Peu après son accouchement, la belle Morphise revient à la cour mais sans sa fille, qui a été mise en nourrice dès la naissance. Alors que le roi semble de plus en plus épris d’elle, en novembre 1755 Marie-Louise reçoit l’ordre de quitter sa demeure du Parc aux Cerfs pour Paris et de s’y marier selon les vœux de Louis XV. Cette soudaine disgrâce peut être due à une récente requête de la petite maîtresse : en effet, manipulée par la maréchale d’Estrées, Morphise aurait fini par exiger de son royal amant qu’il l’installe à Versailles et renvoie la marquise de Pompadour qu’elle surnomme « la vieille ». Cela aurait déplu au monarque, qui n’a jamais envisagé de faire de Marie-Louise sa favorite officielle, ni de se séparer de la marquise de Pompadour. Le roi aurait alors décidé de mettre un terme à la relation qu’il entretenait avec Marie-Louise. En réalité, la mise à l’écart de Morphise est probablement due au contexte politique et religieux. En effet, la marquise de Pompadour se montre de plus en plus pieuse (suite à la mort de sa fille en 1754) et Louis XV tient à se rapprocher du Clergé : le « sacrifice » de la demoiselle O’ Murphy est donc lié aux négociations spirituels du monarque. Il semblerait que Marie-Louise n’ait jamais pu faire partie de la vie de sa fille naturelle, placée au couvent avant d’être mariée par le roi et décédée prématurément en 1774.

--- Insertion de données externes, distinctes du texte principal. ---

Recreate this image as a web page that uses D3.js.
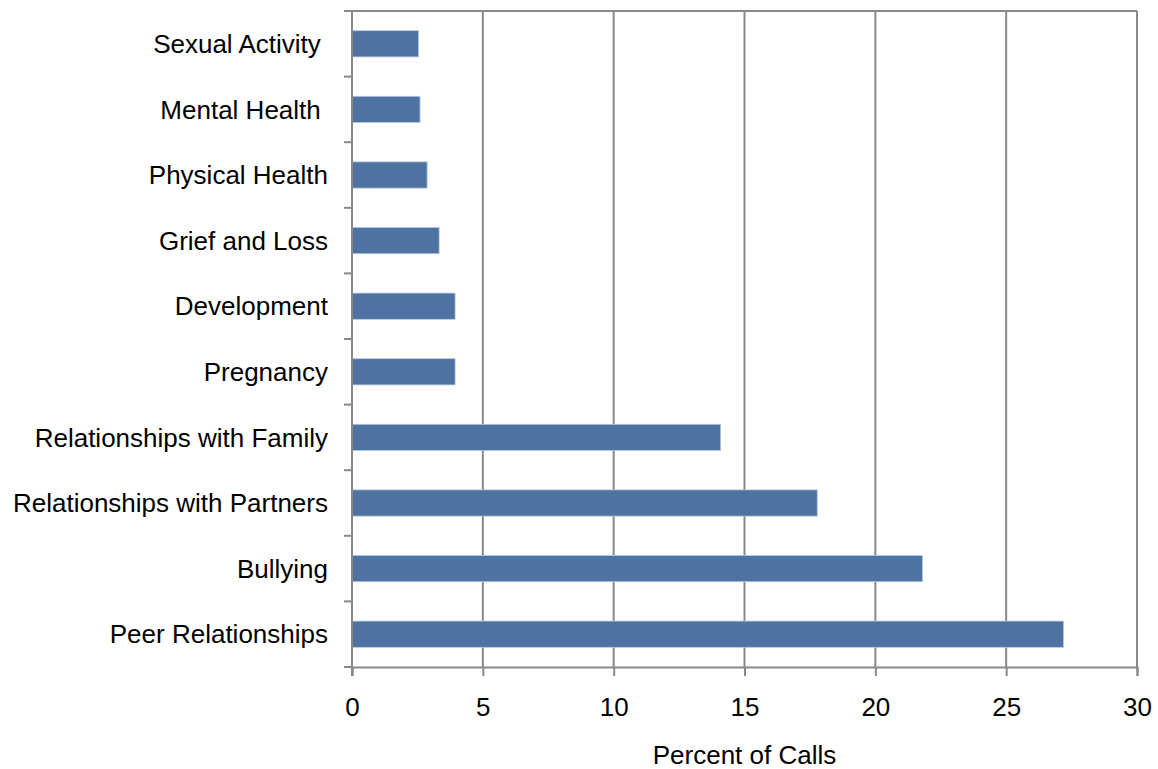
<!DOCTYPE html>
<html><head><meta charset="utf-8">
<script src="https://cdn.jsdelivr.net/npm/d3@7"></script>
<style>body{margin:0;background:#fff}svg{display:block}text{font-family:"Liberation Sans",Arial,sans-serif;fill:#000;white-space:pre}</style>
</head><body>
<script>
const categories = ["Sexual Activity ","Mental Health ","Physical Health","Grief and Loss","Development","Pregnancy","Relationships with Family","Relationships with Partners","Bullying","Peer Relationships"];
const values = [2.54,2.6,2.87,3.33,3.94,3.94,14.09,17.78,21.8,27.19];
const xTicks = [0,5,10,15,20,25,30];
const xTitle = "Percent of Calls";

const W=1158,H=769;
const m={left:352,right:21,top:11,bottom:102};
const svg=d3.select("body").append("svg").attr("width",W).attr("height",H);
const x=d3.scaleLinear().domain([0,30]).range([m.left,W-m.right]);
const y=d3.scaleBand().domain(categories).range([m.top,H-m.bottom]).paddingInner(0.6).paddingOuter(0.3);
const grid="#898989";
const fs="26px";
// gridlines
svg.append("g").selectAll("line").data(xTicks.slice(1)).join("line")
 .attr("x1",d=>x(d)).attr("x2",d=>x(d)).attr("y1",m.top).attr("y2",H-m.bottom)
 .attr("stroke",grid).attr("stroke-width",2);
// top border
svg.append("line").attr("x1",m.left).attr("x2",W-m.right).attr("y1",m.top).attr("y2",m.top).attr("stroke",grid).attr("stroke-width",2);
// bars
svg.append("g").selectAll("rect").data(values).join("rect")
 .attr("x",x(0)).attr("y",(d,i)=>y(categories[i]))
 .attr("width",d=>x(d)-x(0)).attr("height",y.bandwidth())
 .attr("fill","#4e73a2").attr("stroke","#b9c8dd").attr("stroke-width",0.8);
// x axis
const xa=svg.append("g").attr("transform",`translate(0,${H-m.bottom})`)
 .call(d3.axisBottom(x).tickValues(xTicks).tickSize(9).tickPadding(22));
xa.select(".domain").attr("stroke",grid).attr("stroke-width",2);
xa.selectAll(".tick line").attr("stroke",grid).attr("stroke-width",2);
xa.selectAll("text").style("font-size",fs).attr("fill","#000");
// y axis
const ya=svg.append("g").attr("transform",`translate(${m.left},0)`);
ya.append("line").attr("x1",0).attr("x2",0).attr("y1",m.top).attr("y2",H-m.bottom+9).attr("stroke",grid).attr("stroke-width",2);
const bounds=d3.range(categories.length+1).map(i=>m.top+i*(H-m.bottom-m.top)/categories.length);
ya.selectAll(".yt").data(bounds).join("line").attr("class","yt")
 .attr("x1",-8).attr("x2",0).attr("y1",d=>d).attr("y2",d=>d).attr("stroke",grid).attr("stroke-width",2);
ya.selectAll(".yl").data(categories).join("text").attr("class","yl")
 .attr("x",-24).attr("y",d=>y(d)+y.bandwidth()/2).attr("dy","0.35em")
 .attr("text-anchor","end").style("font-size",fs).text(d=>d);
svg.append("text").attr("x",(x(0)+x(30))/2).attr("y",764).attr("text-anchor","middle").style("font-size",fs).text(xTitle);
</script>
</body></html>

Le 27 novembre 1755, Marie-Louise épouse, selon les vœux de Louis XV, un officier du régiment de Beauvais et major général d’infanterie, Jacques de Beaufranchet d’Ayat. Par cette union, Morphise acquiert une certaine position sociale. Quant au seigneur d’Ayat, ce mariage lui apporte une rentrée d’argent car sa famille, bien que de vieille noblesse, manque de trésorerie. Louis XV a fait doter Marie-Louise de 200.000 livres et son ancienne maîtresse conserve 1.000 livres de bijoux. Au mari complaisant, on donne également 50.000 livres. Sur les terres de son époux, Marie-Louise met au monde deux enfants :
– Louise Charlotte (1756-1759)
– Louis Charles Antoine (1757-1812) comte de Beaufranchet
Le fils de Marie-Louise naît posthume : quelques jours avant la naissance de l’enfant, en novembre 1757, Jacques de Beaufranchet est tué à la bataille de Rossbach à l’âge de 28 ans. Le jeune Louis de Beaufranchet aura pour parrain le roi de France. En février 1759, Marie-Louise se remarie avec François Nicolas Le Normand, comte de Flaghac et recommence à fréquenter Paris. Le 5 janvier 1768, la jeune femme met au monde une fille, Marguerite-Victoire. Cette naissance, survenue après neuf années de mariage, tient au miracle. Néanmoins, il semblerait que Marguerite-Victoire ait pour père Louis XV ! Celui-ci aurait rappelé Marie-Louise auprès de lui durant un temps, avant d’officialiser sa liaison avec la comtesse Du Barry en 1768. Celle-ci devient d’ailleurs la maîtresse du roi alors que Marie-Louise se remet de ses couches ! Entre 1765 et 1768, on ne connaît pas de petite maîtresse à Louis XV, qui se tourne de plus en plus vers la religion. Nostalgique, le monarque a très bien pu rappeler auprès de lui Morphise, qui est encore jeune. Argument en faveur d’un second enfant illégitime donné au roi par Marie-Louise : les dons du souverain à son ancienne maîtresse. Entre 1771 et 1772, la comtesse de Flaghac reçoit du roi 350.000 livres. Quant à Marguerite-Victoire Le Normand, lorsqu’elle se marie en 1786, toute la famille royale est présente lors du contrat de mariage. Enfin, sous la Restauration, Charles X lui fera verser une « indemnité annuelle » sur sa propre cassette.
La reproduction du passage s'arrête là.